On Tuesday evening, what may end up being the most closely watched event of the week took place—Jerome Powell's speech. Although, in my view, this event draws more attention out of habit rather than actual substance, at least at this stage. Powell rarely shakes the markets with bold statements or abrupt policy changes. As a result, 8 out of every 10 of his speeches offer little new information. In recent weeks, leading up to the next FOMC meeting, Powell has spoken multiple times, reiterating the same core message: any decision will depend on incoming economic data.
Yet therein lies his skill in message delivery. Powell never offers specifics, but like a skilled gardener, he carefully nurtures the narrative that suits his goals. On Tuesday, the FOMC Chair noted that the U.S. labor market remains stagnant, with low hiring and low levels of layoffs. What are market participants to make of this? Only one thing: the labor market continues to "cool," signaling the need for several more rounds of monetary policy easing.

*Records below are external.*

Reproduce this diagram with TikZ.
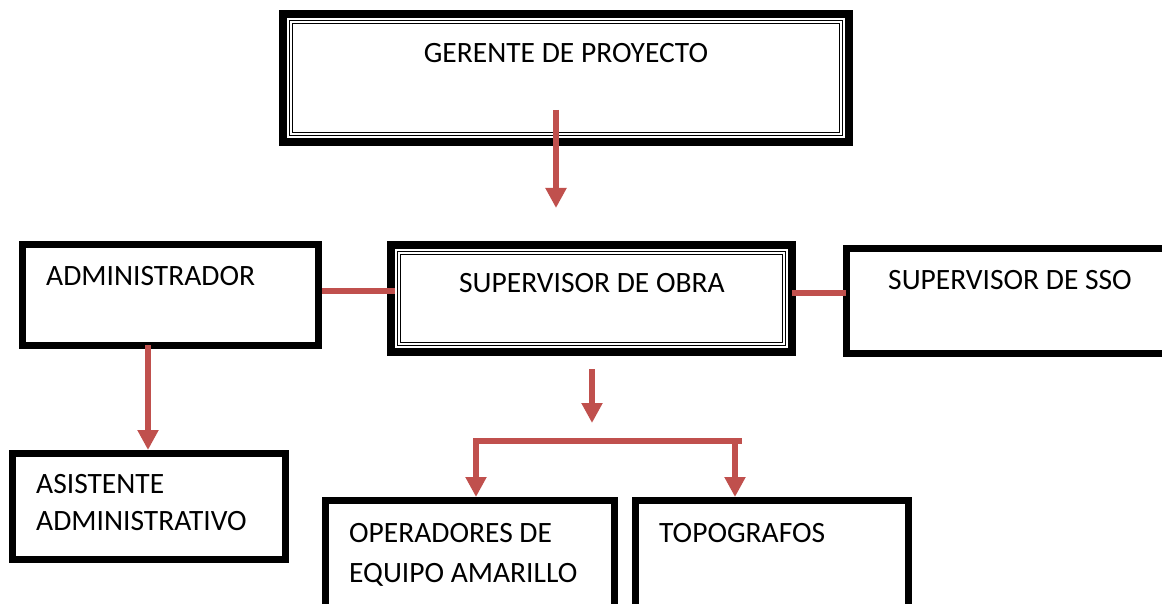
\documentclass[tikz,border=0pt]{standalone}
\usepackage{fontspec}
\setmainfont{Carlito}
\usetikzlibrary{arrows.meta}
\definecolor{conred}{HTML}{C0504D}
\begin{document}
\begin{tikzpicture}[x=1pt,y=-1pt,
  box/.style={draw=black, line width=7pt, inner sep=0pt, rectangle},
  dbox/.style={draw=black, line width=8pt, inner sep=0pt, rectangle},
  thinline/.style={draw=black, line width=1.3pt},
  lbl/.style={inner sep=0pt, anchor=base west, font=\fontsize{29.5}{37}\selectfont},
  conn/.style={draw=conred, line width=6.5pt},
  arr/.style={conn, -{Triangle[length=20pt,width=20pt]}}]
\clip (0,0) rectangle (1162,604);
\fill[white] (0,0) rectangle (1162,604);

% boxes
\node[dbox, minimum width=566pt, minimum height=128pt] (ger) at (566,78) {};
\node[dbox, minimum width=401pt, minimum height=107pt] (sup) at (591.5,298.5) {};
\node[box, minimum width=296pt, minimum height=101pt] (adm) at (170.5,295) {};
\node[box, minimum width=330pt, minimum height=105pt] (sso) at (1011.5,301) {};
\node[box, minimum width=273pt, minimum height=106pt] (asi) at (149,506.5) {};
\node[box, minimum width=289pt, minimum height=116pt] (opr) at (470,558.5) {};
\node[box, minimum width=273pt, minimum height=116pt] (top) at (772,558.5) {};

% inner double lines
\foreach \n in {ger,sup}{
  \draw[thinline] ([xshift=10.5pt,yshift=-10.5pt]\n.north west) rectangle ([xshift=-10.5pt,yshift=10.5pt]\n.south east);
  \draw[thinline] ([xshift=13.5pt,yshift=-13.5pt]\n.north west) rectangle ([xshift=-13.5pt,yshift=13.5pt]\n.south east);
}

% labels
\node[lbl, anchor=base] (tger) at (566,63) {GERENTE DE PROYECTO};
\node[lbl] (tadm) at (46,285) {ADMINISTRADOR};
\node[lbl] (tsup) at (459,292) {SUPERVISOR DE OBRA};
\node[lbl] (tsso) at (888,289) {SUPERVISOR DE SSO};
\node[lbl] (tasi) at (36,493) {\begin{tabular}[t]{@{}l@{}}ASISTENTE\\ADMINISTRATIVO\end{tabular}};
\node[lbl, font=\fontsize{29.5}{40}\selectfont] (topr) at (349,542) {\begin{tabular}[t]{@{}l@{}}OPERADORES DE\\EQUIPO AMARILLO\end{tabular}};
\node[lbl] (ttop) at (659,542) {TOPOGRAFOS};

% free-end coordinates
\coordinate (g1) at (556,110);
\coordinate (g2) at (556,208);
\coordinate (ya) at (0,291);
\coordinate (ys) at (0,293);
\coordinate (a1) at (148,345);
\coordinate (s1) at (592,369);
\coordinate (s2) at (592,423);
\coordinate (bl) at (473,441);
\coordinate (br) at (742,441);
\coordinate (xl) at (476,441);
\coordinate (xr) at (735,441);

% connectors
\draw[arr] (g1) -- (g2);
\draw[conn] (adm.east |- ya) -- ([xshift=8pt]sup.west |- ya);
\draw[conn] ([xshift=-4pt]sup.east |- ys) -- ([xshift=3pt]sso.west |- ys);
\draw[arr] (a1) -- (a1 |- asi.north);
\draw[arr] (s1) -- (s2);
\draw[conn] (bl) -- (br);
\draw[arr] ([yshift=3pt]xl) -- (xl |- opr.north);
\draw[arr] ([yshift=3pt]xr) -- (xr |- top.north);
\end{tikzpicture}
\end{document}
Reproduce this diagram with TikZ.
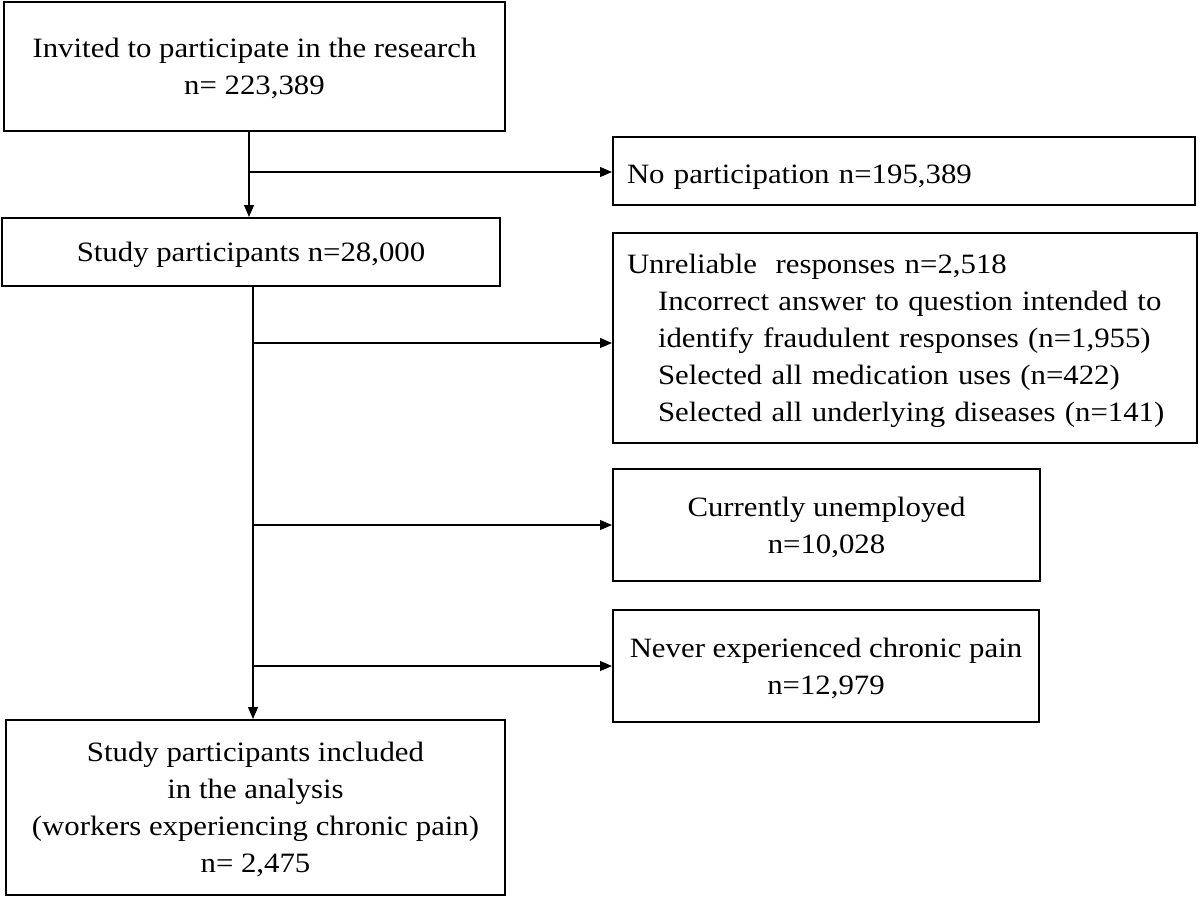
\documentclass[tikz,border=0pt]{standalone}
\usepackage{fontspec}
\setmainfont{Liberation Serif}[FakeStretch=1.1]
\usetikzlibrary{arrows.meta,calc}
\begin{document}
\begin{tikzpicture}[x=1pt,y=-1pt,
  box/.style={draw=black,line width=2pt,rectangle,inner sep=0pt,align=center,text depth=0pt,font=\fontsize{28}{37}\selectfont},
  lbox/.style={box,align=left,inner xsep=14pt},
  arr/.style={draw=black,line width=1.1pt,-{Triangle[length=12pt,width=10pt]}}]
\useasboundingbox (0,0) rectangle (1200,897);
% left column
\node[box,minimum width=501pt,minimum height=129pt] (b1) at (254.5,66.5)
  {Invited to participate in the research\\n= 223,389};
\node[box,minimum width=498pt,minimum height=68pt] (b2) at (251,252)
  {Study participants n=28,000};
\node[box,minimum width=499pt,minimum height=175pt] (b3) at (255.5,807.5)
  {Study participants included\\in the analysis\\(workers experiencing chronic pain)\\n= 2,475};
% right column
\node[lbox,text width=554pt,text height=25pt,minimum height=68pt] (r1) at (904,171)
  {No participation n=195,389};
\node[lbox,text width=556pt,text height=19pt,text depth=148pt,minimum height=210pt] (r2) at (905,338)
  {Unreliable\ \ responses n=2,518\\
   \hspace*{31pt}Incorrect answer to question intended to\\
   \hspace*{31pt}identify fraudulent responses (n=1,955)\\
   \hspace*{31pt}Selected all medication uses (n=422)\\
   \hspace*{31pt}Selected all underlying diseases (n=141)};
\node[box,minimum width=427pt,minimum height=112pt] (r3) at (826.5,525)
  {Currently unemployed\\n=10,028};
\node[box,minimum width=426pt,minimum height=112pt] (r4) at (826,666)
  {Never experienced chronic pain\\n=12,979};
% connectors
\coordinate (v1) at (249,0);
\coordinate (v2) at (253,0);
\coordinate (j1) at (249,172);
\coordinate (j2) at (253,343);
\coordinate (j3) at (253,525);
\coordinate (j4) at (253,666);
\draw[arr] (b1.south -| v1) -- (b2.north -| v1);
\draw[arr] (j1) -- (j1 -| r1.west);
\draw[arr] (b2.south -| v2) -- (b3.north -| v2);
\draw[arr] (j2) -- (j2 -| r2.west);
\draw[arr] (j3) -- (j3 -| r3.west);
\draw[arr] (j4) -- (j4 -| r4.west);
\end{tikzpicture}
\end{document}
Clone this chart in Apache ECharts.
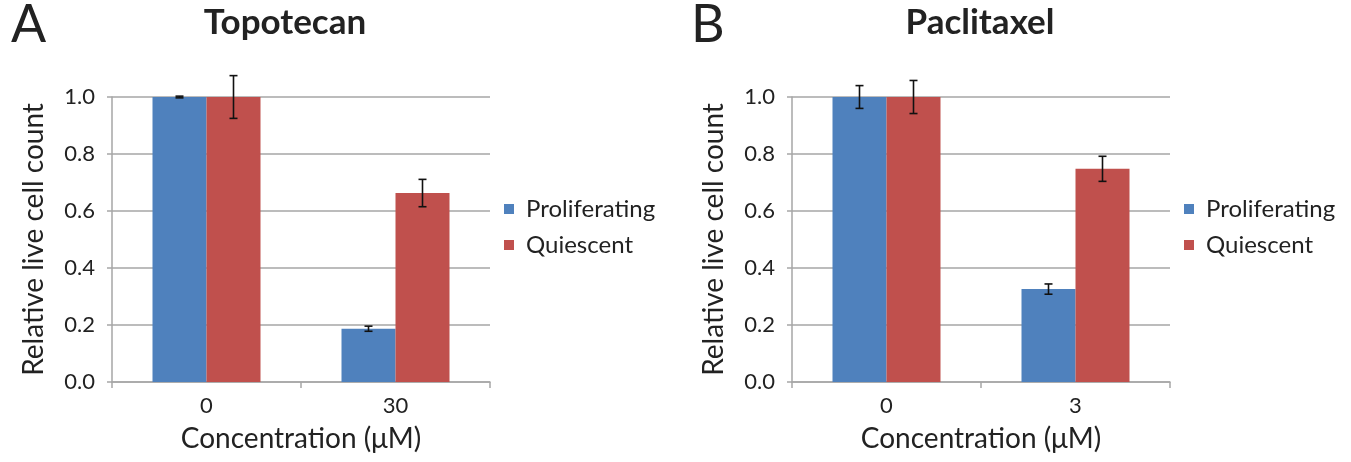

Powell also stated that the government shutdown currently has no significant impact on the U.S. economy or the Fed's forecasts for key indicators. Meanwhile, Fed Governor Susan Collins said in a separate appearance that the Fed should continue easing — but not excessively, to ensure inflation remains under control. What "not excessively" means is, of course, anyone's guess.
At present, futures markets are pricing in a 97% probability of a rate cut in October and a 96% chance of two cuts—one in October and another in December. In simple terms, markets firmly expect two rounds of easing by year-end. If that's the case, then demand for the U.S. dollar over the past 24 hours has weakened surprisingly little. I would also caution against drawing firm conclusions until the government shutdown is resolved. And clearly, most market players are taking a similarly cautious stance. Demand for the dollar remains essentially intact.
Wave Structure for EUR/USD:
Based on recent analysis, EUR/USD continues to develop a bullish wave sequence. The overall wave structure remains highly dependent on news flow—specifically, decisions from Donald Trump and the foreign and domestic policy of the current U.S. administration. The target for the current upward wave could reach as high as the 1.2500 mark. At this point, a complex corrective Wave 4 appears close to completion. Despite its extended and convoluted form, the broader upward wave remains valid. Thus, I continue to view the market with a long bias, even if the corrective a-b-c structure hasn't yet entirely played out. By year-end, I expect the euro to reach 1.2245, aligning with the 200.0% Fibonacci.
Wave Structure for GBP/USD:
The wave structure for GBP/USD has evolved. The pair remains within a broader bullish trend, but its internal wave composition has become more complicated. Wave 4 is forming as a complex three-wave correction, and its pattern is significantly more extended than that of Wave 2. As we are currently observing the formation of a presumed three-wave corrective structure, it may soon be complete. If confirmed, the pair may resume upward movement within the global wave pattern. The initial targets for the next bullish leg are located near the 1.3800–1.4000 (38 and 40 figures) area.
Core Principles of My Analysis:
- Wave structures should be simple and clear. Complex structures are difficult to interpret and often subject to frequent revisions.
- If market conditions are unclear, it's better not to enter positions.
- No trader can have 100% certainty about price direction. Always use stop-loss orders.
- Wave analysis can and should be used in combination with other methods of analysis and trading strategies.